DATA SEGMENT:
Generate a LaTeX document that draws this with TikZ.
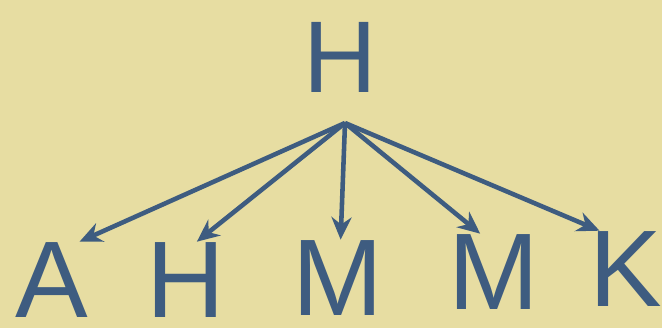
\documentclass[tikz,border=0pt]{standalone}
\usepackage{fontspec}
\setmainfont{Liberation Sans}
\usepackage{xcolor}
\usepackage{tikz}
\usetikzlibrary{arrows.meta,backgrounds}
\definecolor{paper}{HTML}{E7DDA2}
\definecolor{ink}{HTML}{3E5C80}
\tikzset{
  letter/.style={text=ink,inner sep=0pt,anchor=base,
                 font=\fontsize{62}{62}\selectfont},
  toplet/.style={letter,font=\fontsize{58}{58}\selectfont},
  arr/.style={-{Stealth[length=4.5mm,width=4mm]},draw=ink,line width=2.6pt}
}

\begin{document}
\begin{tikzpicture}[x=0.02cm,y=-0.02cm]
  \fill[paper] (0,0) rectangle (662,328);
  \useasboundingbox (0,0) rectangle (662,328);
  \node[toplet] (top) at (340,92) {H};
  \coordinate (src) at (345,123);
  \node[letter] (la) at (52,317) {A};
  \node[letter] (lh) at (186,317) {H};
  \node[letter] (lm) at (338,315) {M};
  \node[letter] (lmm) at (494,309) {M};
  \node[letter] (lk) at (626,306) {K};

  \draw[arr] (src) -- (la.54);
  \draw[arr] (src) -- (lh.74);
  \draw[arr] (src) -- (lm.86);
  \draw[arr] (src) -- (lmm.110);
  \draw[arr] (src) -- (lk.125);
\end{tikzpicture}
\end{document}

EXERCISE:
Using the data above, print every line exactly, omitting pictures.

OUTPUT OF THE TASK:
Generate a LaTeX document that draws this with TikZ.
\documentclass[tikz,border=0pt]{standalone}
\usepackage{fontspec}
\setmainfont{Liberation Sans}
\usepackage{xcolor}
\usepackage{tikz}
\usetikzlibrary{arrows.meta,backgrounds}
\definecolor{paper}{HTML}{E7DDA2}
\definecolor{ink}{HTML}{3E5C80}
\tikzset{
  letter/.style={text=ink,inner sep=0pt,anchor=base,
                 font=\fontsize{62}{62}\selectfont},
  toplet/.style={letter,font=\fontsize{58}{58}\selectfont},
  arr/.style={-{Stealth[length=4.5mm,width=4mm]},draw=ink,line width=2.6pt}
}

\begin{document}
\begin{tikzpicture}[x=0.02cm,y=-0.02cm]
  \fill[paper] (0,0) rectangle (662,328);
  \useasboundingbox (0,0) rectangle (662,328);
  \node[toplet] (top) at (340,92) {H};
  \coordinate (src) at (345,123);
  \node[letter] (la) at (52,317) {A};
  \node[letter] (lh) at (186,317) {H};
  \node[letter] (lm) at (338,315) {M};
  \node[letter] (lmm) at (494,309) {M};
  \node[letter] (lk) at (626,306) {K};

  \draw[arr] (src) -- (la.54);
  \draw[arr] (src) -- (lh.74);
  \draw[arr] (src) -- (lm.86);
  \draw[arr] (src) -- (lmm.110);
  \draw[arr] (src) -- (lk.125);
\end{tikzpicture}
\end{document}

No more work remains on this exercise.